A friend called me yesterday and asked an innocent enough question, perfectly suited for the time of year – “So how was your Christmas?” The honesty of my feelings at the moment got the best of me as I said “It sucked.” Reading that right now, I know how harsh that sounds – and how incredibly untrue for a lot of different reasons that statement is. But he got me at a vulnerable moment. Just reflecting on a few of many random things: Being kind of knocked out by a stubborn virus for close to two weeks (which resulted in having to cancel tons of get-togethers with family and friends that I had been planning for weeks during this semester break, not to mention sidelined me from celebrating Sunday Mass for two weeks and unable to fulfill some pastoral duties I felt a deep responsibility to be attentive to); missing my Grandfather (who died this past May at the obviously blessed age of 94); talking to four friends who all lost their Mother’s in the days leading up to or immediately after Christmas; a blizzard that wreaked havoc on the entire area for the whole of Christmas week (and seemed to take a lot of “Christmas Cheer” out of the air) Yeah, his phone call, mid-coughing attack, got me at a bad moment that I would say such a harsh thing, that I really regretted moments after.

Because after close to 12 years of priesthood and seeing people who’ve endured far worse and been much more grateful than I was feeling, not to mention spending my own share of Christmases with family situations that were much more precarious, I would’ve hoped that I would have been able to answer the “How was your Christmas” question with a more mature answer than “it sucked.” I mean reflecting on all the work my family did for meals; all the love and generosity I experienced from so many people I love – it would seem much healthier for me to reflect on those things than on all the things that were bringing me down.

It was with those mixed thoughts and a tad of guilt at my complaining that I went into the chapel with and started asking myself why – Why wasn’t I able to kind of just look on the brighter side of things? I think because as much as I know the true meaning of the season, it’s still easy to get sucked into the hype. That things are supposed to be perfect at Christmas. That it’s a season of joy, happiness, peace… You know, “Silent night, holy night; all is calm; all is bright.”

But that’s not really the truth. A more accurate look at Christmas tells us that Jesus was born into this world – the real world. Things were far from calm and bright. Everything that we wish to escape from was there then. Mary was initially frightened by having a child outside of the norm (talk about understatements). Joseph, had his own share of confusion, embarrassment, perhaps even anger learning that his fiancee was pregnant. The couple’s families must have been ashamed. You know, the neighbors gossiped.
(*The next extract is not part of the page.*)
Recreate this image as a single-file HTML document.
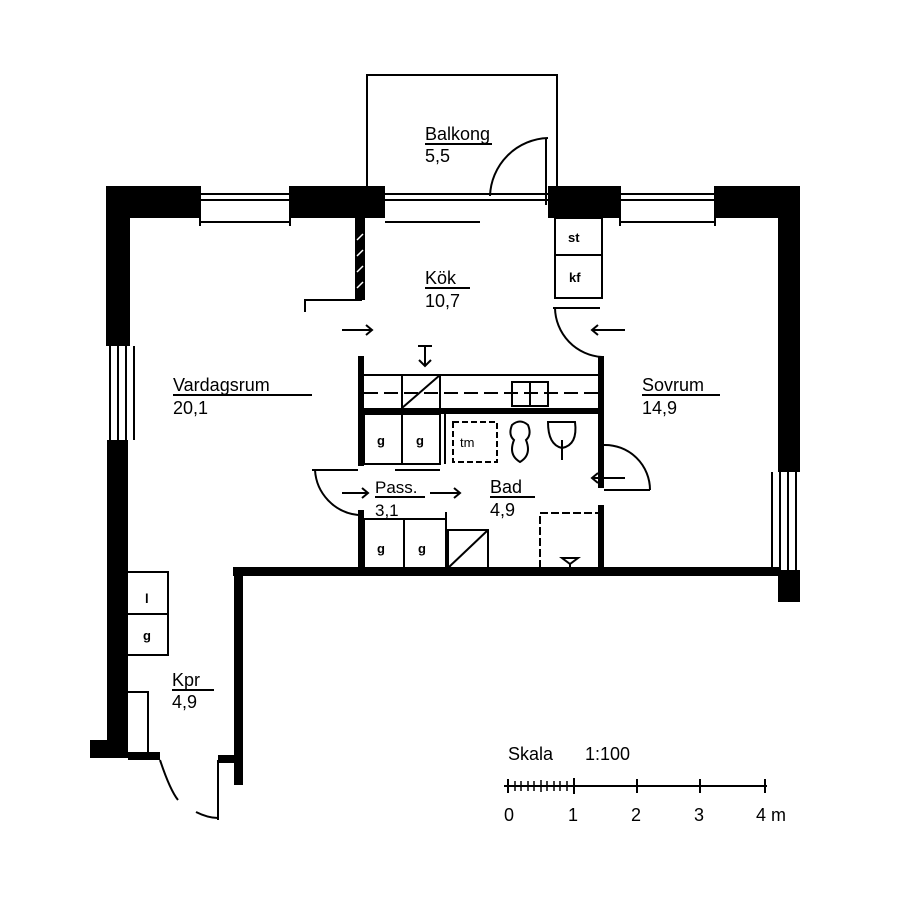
<!DOCTYPE html>
<html><head><meta charset="utf-8"><style>
html,body{margin:0;padding:0;background:#fff;}
svg{display:block;}
text{font-family:"Liberation Sans",sans-serif;fill:#000;}
</style></head><body>
<svg width="900" height="900" viewBox="0 0 900 900" xmlns="http://www.w3.org/2000/svg">
<rect width="900" height="900" fill="#fff"/>
<g fill="#000" stroke="none">
<!-- top wall solid segments -->
<rect x="106" y="186" width="94" height="32"/>
<rect x="290" y="186" width="95" height="32"/>
<rect x="548" y="186" width="72" height="32"/>
<rect x="715" y="186" width="85" height="32"/>
<!-- left wall -->
<rect x="106" y="186" width="24" height="160"/>
<rect x="107" y="440" width="21" height="318"/>
<rect x="90" y="740" width="38" height="18"/>
<rect x="128" y="752" width="32" height="8"/>
<!-- right wall -->
<rect x="778" y="186" width="22" height="286"/>
<rect x="778" y="570" width="22" height="32"/>
<!-- inner walls -->
<rect x="233" y="567" width="547" height="9"/>
<rect x="234" y="567" width="9" height="218"/>
<rect x="218" y="755" width="16" height="8"/>
<!-- core walls -->
<rect x="358" y="356" width="6" height="110"/>
<rect x="598" y="356" width="6" height="132"/>
<rect x="598" y="505" width="6" height="65"/>
<rect x="358" y="510" width="6" height="60"/>
<rect x="358" y="408" width="246" height="6"/>
<rect x="355" y="218" width="10" height="82"/>
</g>
<g fill="none" stroke="#000" stroke-width="2">
<!-- windows top -->
<line x1="200" y1="194" x2="290" y2="194"/><line x1="200" y1="200" x2="290" y2="200"/><line x1="200" y1="222" x2="290" y2="222"/>
<line x1="200" y1="186" x2="200" y2="226"/><line x1="290" y1="186" x2="290" y2="226"/>
<line x1="385" y1="194" x2="548" y2="194"/><line x1="385" y1="200" x2="548" y2="200"/><line x1="385" y1="222" x2="480" y2="222"/>
<line x1="620" y1="194" x2="715" y2="194"/><line x1="620" y1="200" x2="715" y2="200"/><line x1="620" y1="222" x2="715" y2="222"/>
<line x1="620" y1="186" x2="620" y2="226"/><line x1="715" y1="186" x2="715" y2="226"/>
<!-- left window -->
<line x1="110" y1="346" x2="110" y2="440"/><line x1="118" y1="346" x2="118" y2="440"/><line x1="126" y1="346" x2="126" y2="440"/><line x1="134" y1="346" x2="134" y2="440"/>
<!-- right window -->
<line x1="780" y1="472" x2="780" y2="570"/><line x1="788" y1="472" x2="788" y2="570"/><line x1="796" y1="472" x2="796" y2="570"/><line x1="772" y1="472" x2="772" y2="570"/>
<!-- balcony -->
<polyline points="367,186 367,75 557,75 557,186"/>
<line x1="546" y1="138" x2="546" y2="205"/>
<path d="M490,196 A60,60 0 0 1 548,138"/>
<!-- kitchen -->
<polyline points="362,300 305,300 305,312"/>
<rect x="555" y="218" width="47" height="80"/><line x1="555" y1="255" x2="602" y2="255"/>
<path d="M555,308 A50,50 0 0 0 602,357"/>
<line x1="553" y1="308" x2="600" y2="308"/>
<!-- arrows -->
<path d="M342,330 H372 M366,325 L372,330 L366,335"/>
<path d="M625,330 H592 M598,325 L592,330 L598,335"/>
<path d="M625,478 H592 M598,473 L592,478 L598,483"/>
<path d="M342,493 H368 M362,488 L368,493 L362,498"/>
<path d="M430,493 H460 M454,488 L460,493 L454,498"/>
<path d="M425,345 V365 M419,360 L425,366 L431,360 M418,346 H432"/>
<!-- core shelves -->
<line x1="364" y1="375" x2="598" y2="375"/>
<line x1="364" y1="393" x2="598" y2="393" stroke-dasharray="14,6"/>
<line x1="402" y1="375" x2="402" y2="408"/><line x1="440" y1="375" x2="440" y2="408"/>
<line x1="402" y1="408" x2="440" y2="375"/>
<rect x="512" y="382" width="36" height="24"/><line x1="530" y1="382" x2="530" y2="406"/>
<rect x="364" y="414" width="76" height="50"/><line x1="402" y1="414" x2="402" y2="464"/><line x1="445" y1="414" x2="445" y2="464"/>
<rect x="453" y="422" width="44" height="40" stroke-dasharray="6,3"/>
<path d="M512,425 Q520,418 528,425 Q532,435 526,440 Q532,455 520,462 Q508,455 514,440 Q508,435 512,425 Z"/>
<path d="M548,422 H575 Q578,445 562,448 Q548,445 548,422 Z"/>
<line x1="562" y1="440" x2="562" y2="460"/>
<!-- pass door -->
<line x1="312" y1="470" x2="358" y2="470"/><line x1="395" y1="470" x2="440" y2="470"/>
<path d="M315,470 A48,48 0 0 0 358,515"/>
<!-- bad door -->
<path d="M604,445 A45,45 0 0 1 650,490"/><line x1="604" y1="490" x2="650" y2="490"/>
<!-- lower core -->
<rect x="364" y="519" width="82" height="49"/><line x1="404" y1="519" x2="404" y2="568"/>
<line x1="446" y1="512" x2="446" y2="568"/>
<rect x="448" y="530" width="40" height="38"/><line x1="448" y1="568" x2="488" y2="530"/>
<polyline points="540,568 540,513 600,513" stroke-dasharray="8,3"/>
<path d="M562,558 H578 L570,564 Z M570,564 V568"/>
<!-- kpr closet -->
<polyline points="128,572 168,572 168,655 128,655"/><line x1="128" y1="614" x2="168" y2="614"/>
<polyline points="128,692 148,692 148,755"/>
<path d="M160,760 Q170,790 178,800"/><path d="M196,812 Q208,818 218,818"/>
<line x1="218" y1="760" x2="218" y2="820"/>
<!-- scale -->
<line x1="504" y1="786" x2="767" y2="786"/>
<line x1="508" y1="779" x2="508" y2="793"/><line x1="574" y1="778" x2="574" y2="794"/>
<line x1="637" y1="779" x2="637" y2="793"/><line x1="700" y1="779" x2="700" y2="793"/><line x1="765" y1="779" x2="765" y2="793"/>
<g stroke-width="1.5"><line x1="515" y1="781" x2="515" y2="791"/><line x1="521" y1="781" x2="521" y2="791"/><line x1="528" y1="781" x2="528" y2="791"/><line x1="534" y1="781" x2="534" y2="791"/><line x1="541" y1="780" x2="541" y2="792"/><line x1="547" y1="781" x2="547" y2="791"/><line x1="554" y1="781" x2="554" y2="791"/><line x1="560" y1="781" x2="560" y2="791"/><line x1="567" y1="781" x2="567" y2="791"/></g>
</g>
<!-- hatch on kitchen wall -->
<g stroke="#fff" stroke-width="1.5"><line x1="357" y1="240" x2="363" y2="234"/><line x1="357" y1="256" x2="363" y2="250"/><line x1="357" y1="272" x2="363" y2="266"/><line x1="357" y1="288" x2="363" y2="282"/></g>
<g font-size="18">
<text x="425" y="140">Balkong</text><text x="425" y="162">5,5</text>
<text x="425" y="284">Kök</text><text x="425" y="307">10,7</text>
<text x="173" y="391">Vardagsrum</text><text x="173" y="414">20,1</text>
<text x="642" y="391">Sovrum</text><text x="642" y="414">14,9</text>
<text x="375" y="493" font-size="17">Pass.</text><text x="375" y="516" font-size="17">3,1</text>
<text x="490" y="493">Bad</text><text x="490" y="516">4,9</text>
<text x="172" y="686">Kpr</text><text x="172" y="708">4,9</text>
<text x="508" y="760">Skala</text><text x="585" y="760">1:100</text>
<text x="504" y="821">0</text><text x="568" y="821">1</text><text x="631" y="821">2</text><text x="694" y="821">3</text><text x="756" y="821">4 m</text>
</g>
<g font-size="13" font-weight="bold">
<text x="568" y="242">st</text><text x="569" y="282">kf</text>
<text x="460" y="447" font-weight="normal">tm</text>
<text x="377" y="445">g</text><text x="416" y="445">g</text>
<text x="377" y="553">g</text><text x="418" y="553">g</text>
<text x="145" y="603">l</text><text x="143" y="640">g</text>
</g>
<g stroke="#000" stroke-width="2">
<line x1="425" y1="144" x2="492" y2="144"/><line x1="425" y1="288" x2="470" y2="288"/>
<line x1="173" y1="395" x2="312" y2="395"/><line x1="642" y1="395" x2="720" y2="395"/>
<line x1="375" y1="497" x2="425" y2="497"/><line x1="490" y1="497" x2="535" y2="497"/>
<line x1="172" y1="690" x2="214" y2="690"/>
</g>
</svg>
</body></html>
There was no room at the inn. In all likelihood, the stable was not the quaint spot that we portray in our little manger scenes, but a dark, damp, dirty cave. And if the animals were quiet, the baby wasn’t for long. Before the couple could gain their composure, they were surrounded by smelly shepherds and strange astrologers presenting, among other things, myrrh, a spice used for embalming the dead.

King Herod would lash out in rage, threatening Jesus’ life and slaughtering the children in the region, which resulted in one woman named Rachel weeping for her children; she refused to be consoled, because they were no more.

That was the scene of the first Christmas. Life with it=s unexpected turns, its unfairness, it=s even sometimes just seeming to be cruel. It was very much the same back then as it is now. With one important difference for Mary and Joseph and for me complaining at my less than perfect Christmas. A difference that is our comfort. A difference that is our hope.

That in the midst of the unexpected turns, the unfairness, and even the sometimes cruel moments B God loved the world so much that he gave his only Son …” He came down to be with us through it all and to remind us that he loves us. But it doesn’t end there… Jesus is not God’s only gift to us. We can Paraphrase those Christmas words:
God loved the world so much that he gave us life.
God loved the world so much that he has given us all that is necessary to sustain life.
God so loved the world that he has given us meaning and purpose.

None of these thoughts I’m offering are “original.” Indeed more eloquent writers, preachers have heralded these faith-realities to countless generations since God first revealed them to humanity. Yet as much as we’ve heard these things before, it’s amazing the difference between knowing and really believing them. Particularly when you do feel “down” because you’ve gotten knocked down by the somewhat crazy turns life can take.

I’m feeling somewhat better today, hoping that this stubborn virus is finally on its way out (been tricked before over the last two weeks!) – and while things have been less than ideal for me these reflections really helped me to see past some of the disappointments I’ve felt about how things have gone and truly reflect on the one constant in my life, which is the reason no Christmas can ever “suck.” That love that God has for me. And for you… May our 2011’s be brightened with a constant awareness of that love and multiplied in our sharing it. HAPPY NEW YEAR!